• [Given instruction] Starting at the first line of the entries below, restate each line exactly until you reach the line with "const zip = (xs, ys)", and print that one too. Leave the pictures out and stop there.

begin Extracted data

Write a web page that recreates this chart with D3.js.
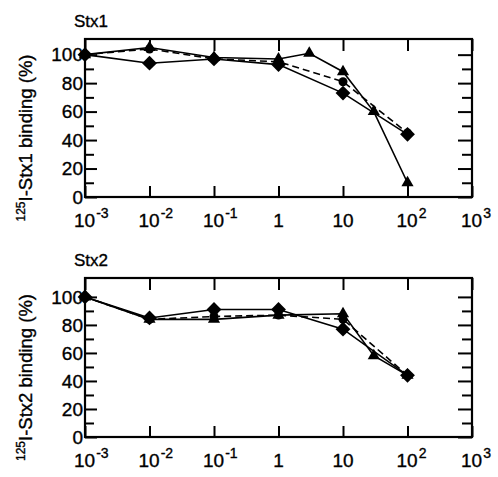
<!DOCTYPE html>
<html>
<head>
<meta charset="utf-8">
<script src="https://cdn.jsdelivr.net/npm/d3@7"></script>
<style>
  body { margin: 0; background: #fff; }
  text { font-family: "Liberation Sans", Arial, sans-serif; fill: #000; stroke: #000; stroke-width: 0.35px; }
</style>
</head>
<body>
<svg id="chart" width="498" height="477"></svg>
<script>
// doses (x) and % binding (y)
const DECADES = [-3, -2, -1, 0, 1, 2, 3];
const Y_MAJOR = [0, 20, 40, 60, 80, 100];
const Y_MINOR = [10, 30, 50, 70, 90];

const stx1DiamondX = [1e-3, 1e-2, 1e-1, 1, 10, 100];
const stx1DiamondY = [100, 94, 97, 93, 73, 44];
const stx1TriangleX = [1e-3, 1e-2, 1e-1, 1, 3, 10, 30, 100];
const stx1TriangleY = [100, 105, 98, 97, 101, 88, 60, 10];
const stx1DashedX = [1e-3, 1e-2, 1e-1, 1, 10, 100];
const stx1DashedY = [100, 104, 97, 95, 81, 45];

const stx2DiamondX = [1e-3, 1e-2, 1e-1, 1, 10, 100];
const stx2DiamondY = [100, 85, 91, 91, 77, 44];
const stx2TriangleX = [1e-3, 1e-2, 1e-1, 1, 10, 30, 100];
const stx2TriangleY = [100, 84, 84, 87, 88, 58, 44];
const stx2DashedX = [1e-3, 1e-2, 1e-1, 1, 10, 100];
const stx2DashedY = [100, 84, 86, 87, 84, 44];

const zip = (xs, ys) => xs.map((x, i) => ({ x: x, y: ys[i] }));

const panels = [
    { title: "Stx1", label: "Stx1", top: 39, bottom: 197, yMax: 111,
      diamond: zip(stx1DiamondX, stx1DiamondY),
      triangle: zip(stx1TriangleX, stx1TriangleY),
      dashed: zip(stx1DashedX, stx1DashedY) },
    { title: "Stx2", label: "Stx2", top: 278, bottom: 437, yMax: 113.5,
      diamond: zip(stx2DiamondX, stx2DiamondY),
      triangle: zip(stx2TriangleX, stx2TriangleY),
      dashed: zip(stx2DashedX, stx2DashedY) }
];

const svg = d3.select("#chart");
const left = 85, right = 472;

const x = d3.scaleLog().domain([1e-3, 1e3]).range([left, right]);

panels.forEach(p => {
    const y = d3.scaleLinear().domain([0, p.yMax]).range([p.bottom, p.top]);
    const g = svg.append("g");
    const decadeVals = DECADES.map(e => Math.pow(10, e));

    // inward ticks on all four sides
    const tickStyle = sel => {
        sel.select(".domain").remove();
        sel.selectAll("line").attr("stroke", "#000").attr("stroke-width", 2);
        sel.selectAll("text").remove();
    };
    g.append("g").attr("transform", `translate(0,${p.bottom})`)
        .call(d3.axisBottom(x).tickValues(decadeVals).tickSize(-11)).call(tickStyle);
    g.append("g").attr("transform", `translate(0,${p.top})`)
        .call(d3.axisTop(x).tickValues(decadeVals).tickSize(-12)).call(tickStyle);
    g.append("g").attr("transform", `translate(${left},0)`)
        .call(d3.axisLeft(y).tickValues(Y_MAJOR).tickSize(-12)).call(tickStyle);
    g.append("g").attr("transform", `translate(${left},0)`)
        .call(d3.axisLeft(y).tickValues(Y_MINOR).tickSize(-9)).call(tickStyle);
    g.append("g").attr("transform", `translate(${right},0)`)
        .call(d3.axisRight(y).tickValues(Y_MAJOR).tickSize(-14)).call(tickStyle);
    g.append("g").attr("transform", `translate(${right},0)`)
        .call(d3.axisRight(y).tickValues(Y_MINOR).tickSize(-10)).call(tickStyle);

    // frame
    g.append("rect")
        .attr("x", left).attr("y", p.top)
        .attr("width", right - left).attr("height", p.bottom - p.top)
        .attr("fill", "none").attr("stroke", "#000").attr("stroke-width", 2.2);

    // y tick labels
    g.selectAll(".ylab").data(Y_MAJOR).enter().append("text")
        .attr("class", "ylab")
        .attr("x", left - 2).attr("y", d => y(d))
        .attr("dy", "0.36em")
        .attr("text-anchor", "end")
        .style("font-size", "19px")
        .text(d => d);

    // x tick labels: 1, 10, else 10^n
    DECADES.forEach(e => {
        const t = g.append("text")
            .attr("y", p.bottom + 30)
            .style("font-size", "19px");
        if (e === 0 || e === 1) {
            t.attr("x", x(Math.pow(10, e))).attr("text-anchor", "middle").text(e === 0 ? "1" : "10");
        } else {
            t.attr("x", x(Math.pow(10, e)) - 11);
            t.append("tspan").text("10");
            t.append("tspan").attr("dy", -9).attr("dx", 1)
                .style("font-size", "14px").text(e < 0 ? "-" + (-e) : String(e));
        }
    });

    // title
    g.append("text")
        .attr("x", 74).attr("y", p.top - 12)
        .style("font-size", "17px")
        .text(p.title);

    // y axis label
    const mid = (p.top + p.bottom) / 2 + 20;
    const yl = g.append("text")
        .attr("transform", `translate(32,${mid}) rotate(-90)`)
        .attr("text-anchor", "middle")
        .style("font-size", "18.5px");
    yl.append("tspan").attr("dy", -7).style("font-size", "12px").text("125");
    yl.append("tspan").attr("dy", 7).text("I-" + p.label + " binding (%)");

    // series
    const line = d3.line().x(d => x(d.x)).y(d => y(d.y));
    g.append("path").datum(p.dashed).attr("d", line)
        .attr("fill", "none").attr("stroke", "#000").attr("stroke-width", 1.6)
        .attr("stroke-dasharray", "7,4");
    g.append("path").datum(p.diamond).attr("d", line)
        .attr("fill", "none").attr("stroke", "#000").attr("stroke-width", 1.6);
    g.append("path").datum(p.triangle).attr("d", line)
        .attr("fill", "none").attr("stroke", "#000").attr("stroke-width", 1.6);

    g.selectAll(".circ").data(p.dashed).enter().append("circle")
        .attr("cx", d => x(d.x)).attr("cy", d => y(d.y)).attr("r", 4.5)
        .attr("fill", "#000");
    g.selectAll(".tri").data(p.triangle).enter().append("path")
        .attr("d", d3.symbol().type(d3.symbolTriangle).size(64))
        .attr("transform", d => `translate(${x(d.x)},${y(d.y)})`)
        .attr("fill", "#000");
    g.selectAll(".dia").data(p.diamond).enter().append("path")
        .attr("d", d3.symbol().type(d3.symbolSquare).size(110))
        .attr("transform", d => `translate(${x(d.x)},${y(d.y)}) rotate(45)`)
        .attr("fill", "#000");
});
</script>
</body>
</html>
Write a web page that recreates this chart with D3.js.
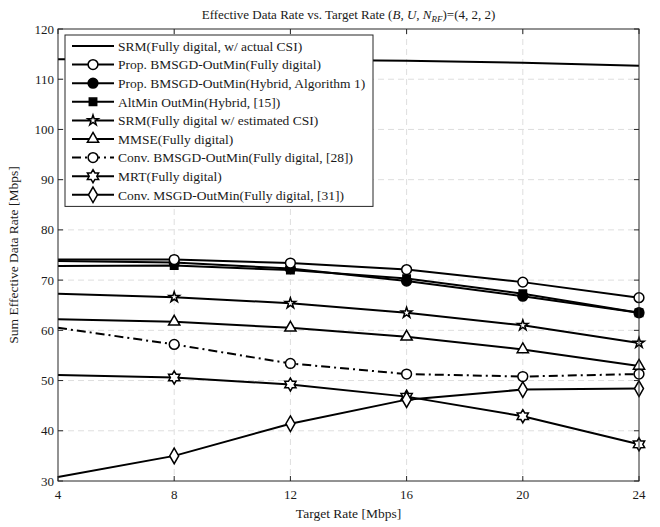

end Extracted data

• [Task output]
Write a web page that recreates this chart with D3.js.
<!DOCTYPE html>
<html>
<head>
<meta charset="utf-8">
<script src="https://cdn.jsdelivr.net/npm/d3@7"></script>
<style>
  body { margin: 0; background: #fff; }
  text { font-family: "Liberation Sans", Arial, sans-serif; fill: #000; stroke: #000; stroke-width: 0.35px; }
</style>
</head>
<body>
<svg id="chart" width="498" height="477"></svg>
<script>
// doses (x) and % binding (y)
const DECADES = [-3, -2, -1, 0, 1, 2, 3];
const Y_MAJOR = [0, 20, 40, 60, 80, 100];
const Y_MINOR = [10, 30, 50, 70, 90];

const stx1DiamondX = [1e-3, 1e-2, 1e-1, 1, 10, 100];
const stx1DiamondY = [100, 94, 97, 93, 73, 44];
const stx1TriangleX = [1e-3, 1e-2, 1e-1, 1, 3, 10, 30, 100];
const stx1TriangleY = [100, 105, 98, 97, 101, 88, 60, 10];
const stx1DashedX = [1e-3, 1e-2, 1e-1, 1, 10, 100];
const stx1DashedY = [100, 104, 97, 95, 81, 45];

const stx2DiamondX = [1e-3, 1e-2, 1e-1, 1, 10, 100];
const stx2DiamondY = [100, 85, 91, 91, 77, 44];
const stx2TriangleX = [1e-3, 1e-2, 1e-1, 1, 10, 30, 100];
const stx2TriangleY = [100, 84, 84, 87, 88, 58, 44];
const stx2DashedX = [1e-3, 1e-2, 1e-1, 1, 10, 100];
const stx2DashedY = [100, 84, 86, 87, 84, 44];

const zip = (xs, ys) => xs.map((x, i) => ({ x: x, y: ys[i] }));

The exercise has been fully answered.